* _Directive_
Can you find the lines of the listing that include "chart" and copy every one?

━━━

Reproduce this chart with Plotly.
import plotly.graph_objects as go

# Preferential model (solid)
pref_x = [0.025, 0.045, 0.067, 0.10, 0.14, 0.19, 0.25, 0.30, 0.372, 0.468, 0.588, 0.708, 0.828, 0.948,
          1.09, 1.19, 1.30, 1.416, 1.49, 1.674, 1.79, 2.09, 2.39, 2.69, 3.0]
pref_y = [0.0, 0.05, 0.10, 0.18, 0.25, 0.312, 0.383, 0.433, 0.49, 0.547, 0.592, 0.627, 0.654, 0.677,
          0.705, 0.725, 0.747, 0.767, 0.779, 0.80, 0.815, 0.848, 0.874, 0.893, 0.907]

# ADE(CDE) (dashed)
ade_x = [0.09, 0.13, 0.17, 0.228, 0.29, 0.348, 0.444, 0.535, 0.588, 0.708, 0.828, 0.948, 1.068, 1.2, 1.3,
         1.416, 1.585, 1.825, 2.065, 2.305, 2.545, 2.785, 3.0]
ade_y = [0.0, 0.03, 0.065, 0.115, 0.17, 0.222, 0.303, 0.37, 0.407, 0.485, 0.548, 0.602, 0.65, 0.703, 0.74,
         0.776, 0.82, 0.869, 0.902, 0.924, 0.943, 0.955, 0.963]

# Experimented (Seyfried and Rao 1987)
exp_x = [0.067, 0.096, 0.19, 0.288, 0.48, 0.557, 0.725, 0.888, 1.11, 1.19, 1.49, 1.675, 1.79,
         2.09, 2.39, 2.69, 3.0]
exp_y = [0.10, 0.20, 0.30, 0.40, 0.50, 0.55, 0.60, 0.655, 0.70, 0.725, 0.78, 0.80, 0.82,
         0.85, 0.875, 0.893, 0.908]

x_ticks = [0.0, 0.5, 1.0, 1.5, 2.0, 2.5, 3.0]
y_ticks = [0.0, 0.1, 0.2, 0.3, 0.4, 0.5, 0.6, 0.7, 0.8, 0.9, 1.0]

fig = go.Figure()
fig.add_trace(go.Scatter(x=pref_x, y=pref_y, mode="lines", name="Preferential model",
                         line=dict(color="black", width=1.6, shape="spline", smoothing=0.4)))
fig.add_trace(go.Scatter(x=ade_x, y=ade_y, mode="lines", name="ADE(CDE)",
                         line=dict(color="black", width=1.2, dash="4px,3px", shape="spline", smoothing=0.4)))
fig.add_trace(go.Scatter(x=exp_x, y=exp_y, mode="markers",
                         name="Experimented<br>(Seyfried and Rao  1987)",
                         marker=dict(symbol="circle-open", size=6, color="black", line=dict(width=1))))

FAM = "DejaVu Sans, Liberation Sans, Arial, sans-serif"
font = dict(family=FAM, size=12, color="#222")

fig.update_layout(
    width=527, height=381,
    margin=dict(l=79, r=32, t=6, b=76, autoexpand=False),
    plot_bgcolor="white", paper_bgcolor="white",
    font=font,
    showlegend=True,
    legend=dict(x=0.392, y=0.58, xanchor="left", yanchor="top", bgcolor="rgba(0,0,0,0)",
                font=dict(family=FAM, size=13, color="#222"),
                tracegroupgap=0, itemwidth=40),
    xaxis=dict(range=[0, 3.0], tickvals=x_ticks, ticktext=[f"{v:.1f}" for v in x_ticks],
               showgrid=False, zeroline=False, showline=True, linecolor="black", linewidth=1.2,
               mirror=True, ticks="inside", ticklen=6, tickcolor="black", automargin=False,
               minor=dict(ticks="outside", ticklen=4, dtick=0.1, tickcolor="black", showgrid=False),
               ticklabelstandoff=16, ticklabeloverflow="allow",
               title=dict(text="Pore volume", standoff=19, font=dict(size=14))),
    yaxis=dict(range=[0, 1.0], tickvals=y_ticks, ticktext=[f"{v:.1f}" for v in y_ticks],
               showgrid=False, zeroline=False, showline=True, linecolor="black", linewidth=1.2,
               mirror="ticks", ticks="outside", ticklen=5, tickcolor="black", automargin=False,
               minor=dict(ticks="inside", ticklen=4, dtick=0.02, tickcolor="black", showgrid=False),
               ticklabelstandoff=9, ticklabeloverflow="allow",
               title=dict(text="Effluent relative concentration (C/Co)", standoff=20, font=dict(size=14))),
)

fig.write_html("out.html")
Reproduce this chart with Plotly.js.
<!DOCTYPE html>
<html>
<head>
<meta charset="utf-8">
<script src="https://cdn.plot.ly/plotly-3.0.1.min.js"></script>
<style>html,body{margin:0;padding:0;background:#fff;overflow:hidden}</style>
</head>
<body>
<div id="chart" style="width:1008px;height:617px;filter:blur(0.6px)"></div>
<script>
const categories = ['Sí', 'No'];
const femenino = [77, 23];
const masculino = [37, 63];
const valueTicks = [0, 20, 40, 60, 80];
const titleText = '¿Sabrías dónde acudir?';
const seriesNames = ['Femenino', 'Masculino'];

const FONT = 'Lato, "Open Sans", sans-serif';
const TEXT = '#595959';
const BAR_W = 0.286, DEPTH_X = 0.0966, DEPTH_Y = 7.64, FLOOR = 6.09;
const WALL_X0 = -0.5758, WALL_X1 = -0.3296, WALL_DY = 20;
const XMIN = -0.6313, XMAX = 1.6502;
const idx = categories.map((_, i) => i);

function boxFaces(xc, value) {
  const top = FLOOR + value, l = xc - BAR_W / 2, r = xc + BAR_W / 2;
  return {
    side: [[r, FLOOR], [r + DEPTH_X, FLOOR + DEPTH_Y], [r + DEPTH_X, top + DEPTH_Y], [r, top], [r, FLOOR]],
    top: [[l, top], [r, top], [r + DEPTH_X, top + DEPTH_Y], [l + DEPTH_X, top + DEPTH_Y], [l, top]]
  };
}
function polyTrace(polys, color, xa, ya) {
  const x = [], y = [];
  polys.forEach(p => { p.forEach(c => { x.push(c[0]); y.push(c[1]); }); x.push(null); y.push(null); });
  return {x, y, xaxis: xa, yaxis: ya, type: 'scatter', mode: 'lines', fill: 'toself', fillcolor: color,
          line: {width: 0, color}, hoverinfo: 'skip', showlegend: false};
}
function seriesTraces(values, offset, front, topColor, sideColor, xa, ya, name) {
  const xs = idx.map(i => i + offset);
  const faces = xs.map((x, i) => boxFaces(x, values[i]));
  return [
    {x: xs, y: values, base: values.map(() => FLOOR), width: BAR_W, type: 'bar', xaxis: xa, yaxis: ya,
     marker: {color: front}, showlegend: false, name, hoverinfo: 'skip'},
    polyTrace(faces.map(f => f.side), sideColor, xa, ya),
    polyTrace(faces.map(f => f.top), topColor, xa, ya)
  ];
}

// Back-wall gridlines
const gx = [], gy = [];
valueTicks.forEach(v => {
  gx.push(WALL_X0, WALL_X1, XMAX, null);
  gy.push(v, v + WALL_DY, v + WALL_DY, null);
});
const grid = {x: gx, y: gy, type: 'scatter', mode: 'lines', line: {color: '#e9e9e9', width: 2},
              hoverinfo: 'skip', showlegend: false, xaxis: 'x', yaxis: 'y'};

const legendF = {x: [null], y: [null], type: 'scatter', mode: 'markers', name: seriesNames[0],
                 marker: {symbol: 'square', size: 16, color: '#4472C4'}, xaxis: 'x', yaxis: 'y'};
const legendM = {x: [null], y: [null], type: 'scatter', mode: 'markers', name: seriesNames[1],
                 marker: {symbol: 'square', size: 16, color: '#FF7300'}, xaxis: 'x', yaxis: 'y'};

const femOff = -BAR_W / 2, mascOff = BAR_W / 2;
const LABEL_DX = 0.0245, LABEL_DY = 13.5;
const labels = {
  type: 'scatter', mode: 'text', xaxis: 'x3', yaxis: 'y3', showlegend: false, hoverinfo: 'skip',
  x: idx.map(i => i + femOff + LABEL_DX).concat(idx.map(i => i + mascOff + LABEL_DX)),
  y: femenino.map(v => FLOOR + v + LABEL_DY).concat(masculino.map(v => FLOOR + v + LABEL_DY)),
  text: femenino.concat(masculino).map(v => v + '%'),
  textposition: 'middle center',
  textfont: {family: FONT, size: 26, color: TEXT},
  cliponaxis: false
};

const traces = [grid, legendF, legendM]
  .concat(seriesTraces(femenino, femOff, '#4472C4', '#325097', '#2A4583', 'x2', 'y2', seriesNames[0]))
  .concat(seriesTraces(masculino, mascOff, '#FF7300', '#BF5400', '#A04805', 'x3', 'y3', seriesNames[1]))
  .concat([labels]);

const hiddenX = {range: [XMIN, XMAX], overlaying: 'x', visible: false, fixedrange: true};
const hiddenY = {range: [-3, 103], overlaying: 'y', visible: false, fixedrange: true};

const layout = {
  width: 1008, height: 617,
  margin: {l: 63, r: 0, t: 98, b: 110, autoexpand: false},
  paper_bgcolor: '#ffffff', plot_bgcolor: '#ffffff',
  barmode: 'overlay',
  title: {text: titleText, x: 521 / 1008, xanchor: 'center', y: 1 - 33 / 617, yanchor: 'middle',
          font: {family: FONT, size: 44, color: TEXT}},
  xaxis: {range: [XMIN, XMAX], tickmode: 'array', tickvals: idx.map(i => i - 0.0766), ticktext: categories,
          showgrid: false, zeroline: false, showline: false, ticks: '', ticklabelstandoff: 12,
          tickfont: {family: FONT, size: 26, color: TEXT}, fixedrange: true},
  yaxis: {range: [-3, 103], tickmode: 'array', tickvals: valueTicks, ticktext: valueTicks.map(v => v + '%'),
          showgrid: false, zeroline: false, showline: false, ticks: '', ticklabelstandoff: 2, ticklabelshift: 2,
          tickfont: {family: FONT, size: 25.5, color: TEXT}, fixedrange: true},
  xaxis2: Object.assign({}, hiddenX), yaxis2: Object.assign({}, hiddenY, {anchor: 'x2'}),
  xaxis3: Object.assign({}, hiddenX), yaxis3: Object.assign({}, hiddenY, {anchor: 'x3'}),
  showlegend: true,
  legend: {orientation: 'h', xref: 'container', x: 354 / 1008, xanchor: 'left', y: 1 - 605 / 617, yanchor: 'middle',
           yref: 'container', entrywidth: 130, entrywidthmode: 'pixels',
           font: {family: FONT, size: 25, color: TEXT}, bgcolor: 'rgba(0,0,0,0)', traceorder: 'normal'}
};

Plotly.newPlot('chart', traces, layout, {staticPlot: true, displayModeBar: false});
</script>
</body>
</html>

━━━

* _Complete output_
Reproduce this chart with Plotly.
Reproduce this chart with Plotly.js.
<div id="chart" style="width:1008px;height:617px;filter:blur(0.6px)"></div>
Plotly.newPlot('chart', traces, layout, {staticPlot: true, displayModeBar: false});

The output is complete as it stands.